Cardboard characters
The story's beginnings seem credible. In February 1865, as Grant's troops approach Richmond, Confederate military policeman Jack Tanner learns that a renegade rebel congressman has hired Basil Tarleton, a cold-blooded professional killer, to murder Abraham Lincoln.
President Jefferson Davis, afraid that such an act would undermine the Confederacy's cause for independence, orders Tanner to track down Tarleton to Washington and stop him any way he can.
From there, the story consists of Tanner chasing Tarleton, with the killer always one step ahead, committing dastardly deeds along the way.
So far so good. It's when they reach Washington that the contrivances become obvious.

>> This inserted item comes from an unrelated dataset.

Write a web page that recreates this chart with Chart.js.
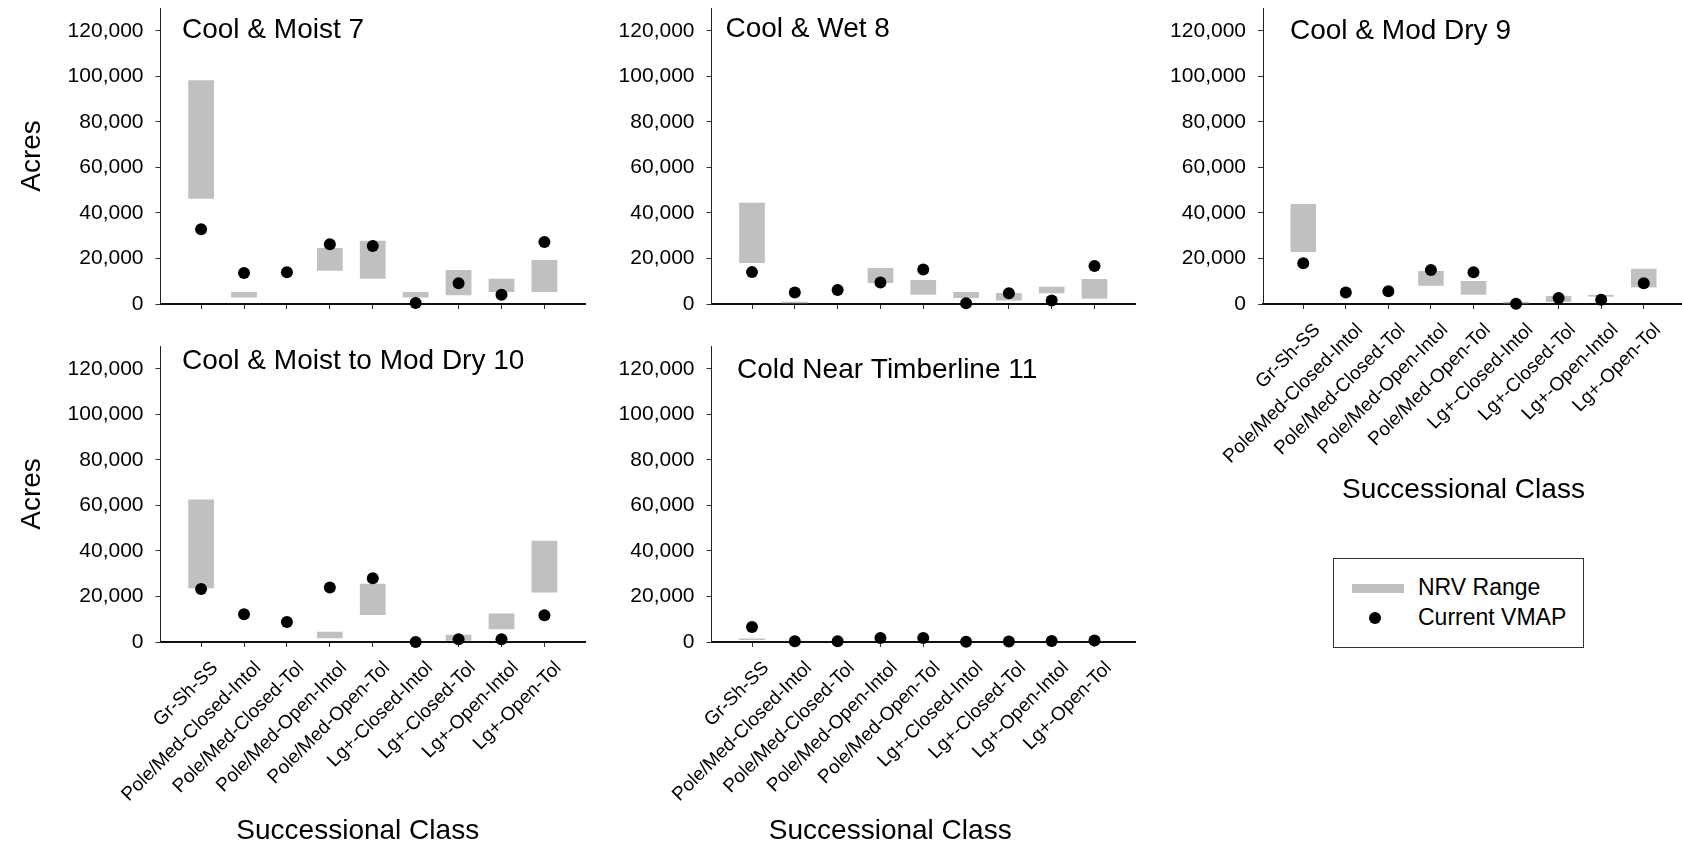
<!DOCTYPE html>
<html>
<head>
<meta charset="utf-8">
<title>Successional class acres by biophysical setting</title>
<script src="https://cdn.jsdelivr.net/npm/chart.js@4.4.1/dist/chart.umd.min.js"></script>
<style>
  html, body { margin: 0; padding: 0; background: #fff; overflow: hidden; }
  body { position: relative; width: 1682px; height: 850px; font-family: "Liberation Sans", Arial, sans-serif; }
  canvas { position: absolute; }
  #legend {
    position: absolute; left: 1333px; top: 558px; width: 251px; height: 90px;
    box-sizing: border-box; border: 1px solid #333; background: #fff;
    font-size: 23px; line-height: 23px; color: #000;
  }
  #legend .swatch { position: absolute; left: 18px; top: 25px; width: 52px; height: 9px; background: #c0c0c0; }
  #legend .dot { position: absolute; left: 35px; top: 53px; width: 12px; height: 12px; border-radius: 50%; background: #000; }
  #legend .label { position: absolute; left: 84px; white-space: nowrap; }
</style>
</head>
<body>
<canvas id="bps7" width="600" height="324" style="left:0;top:0"></canvas>
<canvas id="bps8" width="585" height="324" style="left:560px;top:0"></canvas>
<canvas id="bps9" width="560" height="510" style="left:1130px;top:0"></canvas>
<canvas id="bps10" width="600" height="512" style="left:0;top:338px"></canvas>
<canvas id="bps11" width="585" height="512" style="left:560px;top:338px"></canvas>

<div id="legend">
  <span class="swatch"></span><span class="label" style="top:17px">NRV Range</span>
  <span class="dot"></span><span class="label" style="top:47px">Current VMAP</span>
</div>

<script>
// ── Categories and tick labels ──────────────────────────────────────────
var classes = [
  'Gr-Sh-SS', 'Pole/Med-Closed-Intol', 'Pole/Med-Closed-Tol',
  'Pole/Med-Open-Intol', 'Pole/Med-Open-Tol', 'Lg+-Closed-Intol',
  'Lg+-Closed-Tol', 'Lg+-Open-Intol', 'Lg+-Open-Tol'
];
var yTicks = [0, 20000, 40000, 60000, 80000, 100000, 120000];

// ── Acres: NRV range (low/high) and current VMAP, one set per setting ──
var moist7Low  = [46200, 2800, null, 14600, 11100, 2800, 3800, 5300, 5300];
var moist7High = [98300, 5300, null, 24600, 27800, 5300, 14900, 11100, 19300];
var moist7Vmap = [32800, 13600, 13900, 26200, 25500, 400, 9100, 4100, 27200];

var wet8Low  = [18000, 300, null, 9200, 4100, 2600, 1500, 4700, 2300];
var wet8High = [44500, 1000, null, 15800, 10500, 5300, 4800, 7600, 11000];
var wet8Vmap = [14000, 5100, 6100, 9400, 15200, 300, 4700, 1500, 16700];

var modDry9Low  = [22800, null, null, 8000, 4100, 300, 900, 3200, 7300];
var modDry9High = [43900, null, null, 14500, 10100, 1000, 3500, 4000, 15500];
var modDry9Vmap = [17900, 5100, 5600, 14900, 13900, 100, 2600, 1900, 9100];

var moistDry10Low  = [23600, null, null, 1600, 11900, null, 600, 5600, 21700];
var moistDry10High = [62600, null, null, 4500, 25600, null, 3200, 12500, 44500];
var moistDry10Vmap = [23300, 12200, 8800, 23900, 28000, 0, 1200, 1200, 11700];

var timber11Low  = [900, null, null, null, null, null, null, null, null];
var timber11High = [1500, null, null, null, null, null, null, null, null];
var timber11Vmap = [6600, 300, 300, 1800, 1800, 100, 200, 400, 700];

var FONT = '"Liberation Sans", Arial, sans-serif';
Chart.defaults.font.family = FONT;
Chart.defaults.color = '#000';

// Panel name inside the plot, and the x-axis caption under the labels
var panelText = {
  id: 'panelText',
  afterDraw: function (chart, args, o) {
    var ctx = chart.ctx, a = chart.chartArea;
    ctx.save();
    ctx.fillStyle = '#000';
    ctx.font = '28px ' + FONT;
    ctx.textAlign = 'left';
    ctx.textBaseline = 'alphabetic';
    ctx.fillText(o.title, a.left + o.titleDx, a.top + o.titleDy);
    if (o.xTitle) {
      ctx.textAlign = 'center';
      ctx.textBaseline = 'middle';
      ctx.fillText(o.xTitle, (a.left + a.right) / 2 + o.xTitleDx, a.bottom + o.xTitleDy);
    }
    ctx.restore();
  }
};

function makePanel(id, p) {
  var ranges = [];
  var points = [];
  p.low.forEach(function (lo, i) {
    if (lo !== null) ranges.push({ x: i + 1, y: [lo, p.high[i]] });
    points.push({ x: i + 1, y: p.vmap[i] });
  });

  return new Chart(document.getElementById(id), {
    type: 'bar',
    data: {
      datasets: [
        {
          label: 'Current VMAP',
          type: 'scatter',
          data: points,
          order: 0,
          pointRadius: 6,
          pointHoverRadius: 6,
          backgroundColor: '#000',
          borderWidth: 0,
          clip: false
        },
        {
          label: 'NRV Range',
          data: ranges,
          order: 1,
          backgroundColor: '#c0c0c0',
          borderWidth: 0,
          categoryPercentage: 1,
          barPercentage: 0.6
        }
      ]
    },
    options: {
      responsive: false,
      animation: false,
      events: [],
      layout: { padding: { top: 8, right: p.padRight, left: 0, bottom: 0 } },
      plugins: {
        legend: { display: false },
        tooltip: { enabled: false },
        panelText: {
          title: p.title, titleDx: p.titleDx, titleDy: p.titleDy,
          xTitle: p.showLabels ? 'Successional Class' : '',
          xTitleDx: p.xTitleDx || 0, xTitleDy: p.xTitleDy || 0
        }
      },
      scales: {
        x: {
          type: 'linear',
          min: 0.054,
          max: 9.946,
          offset: false,
          grid: {
            display: true, offset: false, drawOnChartArea: false, drawTicks: true,
            tickLength: 5, tickColor: '#333', color: '#333', lineWidth: 1
          },
          border: { display: true, color: '#111', width: 2 },
          ticks: {
            display: p.showLabels,
            autoSkip: false,
            minRotation: 45,
            maxRotation: 45,
            padding: 10,
            labelOffset: 14,
            color: '#000',
            font: { size: 19 },
            callback: function (v, i) { return classes[i]; }
          },
          afterBuildTicks: function (scale) {
            scale.ticks = classes.map(function (c, i) { return { value: i + 1 }; });
          },
          afterFit: function (scale) {
            scale.height = p.xHeight;
            scale.paddingLeft = 0;
            scale.paddingRight = 0;
          }
        },
        y: {
          min: 0,
          max: 130000,
          grid: {
            display: true, drawOnChartArea: false, drawTicks: true,
            tickLength: 5, tickColor: '#333', color: '#333', lineWidth: 1
          },
          border: { display: true, color: '#222', width: 1 },
          ticks: {
            padding: 12,
            color: '#000',
            font: { size: 21 },
            callback: function (v) { return v.toLocaleString('en-US'); }
          },
          afterBuildTicks: function (scale) {
            scale.ticks = yTicks.map(function (v) { return { value: v }; });
          },
          title: {
            display: p.acres,
            text: 'Acres',
            color: '#000',
            font: { size: 28 },
            padding: { top: 15, bottom: 0 }
          },
          afterFit: function (scale) {
            scale.width = p.yWidth;
            scale.paddingTop = 0;
            scale.paddingBottom = 0;
          }
        }
      }
    },
    plugins: [panelText]
  });
}

makePanel('bps7', {
  title: 'Cool & Moist 7', titleDx: 21.5, titleDy: 29.7,
  low: moist7Low, high: moist7High, vmap: moist7Vmap,
  yWidth: 160.5, padRight: 15, xHeight: 20, showLabels: false, acres: true
});
makePanel('bps8', {
  title: 'Cool & Wet 8', titleDx: 14, titleDy: 29.3,
  low: wet8Low, high: wet8High, vmap: wet8Vmap,
  yWidth: 151.5, padRight: 10, xHeight: 20, showLabels: false, acres: false
});
makePanel('bps9', {
  title: 'Cool & Mod Dry 9', titleDx: 27, titleDy: 31,
  low: modDry9Low, high: modDry9High, vmap: modDry9Vmap,
  yWidth: 133, padRight: 3, xHeight: 206, showLabels: true, acres: false,
  xTitleDx: -10, xTitleDy: 186
});
makePanel('bps10', {
  title: 'Cool & Moist to Mod Dry 10', titleDx: 21.5, titleDy: 23.3,
  low: moistDry10Low, high: moistDry10High, vmap: moistDry10Vmap,
  yWidth: 160.5, padRight: 15, xHeight: 208, showLabels: true, acres: true,
  xTitleDx: -15, xTitleDy: 189
});
makePanel('bps11', {
  title: 'Cold Near Timberline 11', titleDx: 25.5, titleDy: 32.3,
  low: timber11Low, high: timber11High, vmap: timber11Vmap,
  yWidth: 151.5, padRight: 10, xHeight: 208, showLabels: true, acres: false,
  xTitleDx: -33, xTitleDy: 189
});
</script>
</body>
</html>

First, we are asked to believe that the elegant and well-spoken Tarleton quite by happenstance meets Booth at a society party and falls in with him and his conspirators.
Then, the undercover Confederate intelligence agent Tanner seeks for assistance turns out to be a woman, Kate St. Claire, who moves easily in the city's social circles, so much so that she actually bumps into Tarleton and Booth together.
On top of that, we see that Kate and Tanner are meant for each other almost the moment they meet. But then what would a good thriller be without a juicy love affair?
The authors do keep us on edge by alternating the scenes from character to character, adding some misdirection occasionally. We really don't know what's going happen until it happens. Will Booth kill Lincoln, or will Tarleton get to him before Booth does? Will Kate and Tanner stop them both?
And they have done their homework on wartime Washington, referring for example to the new Capitol dome and the fetid, polluted Washington Canal.
Their dialogue, however, seems all too modern, and their characters are equivalent to what you would find in a Grisham novel -- which is to say not much is there to invest in emotionally.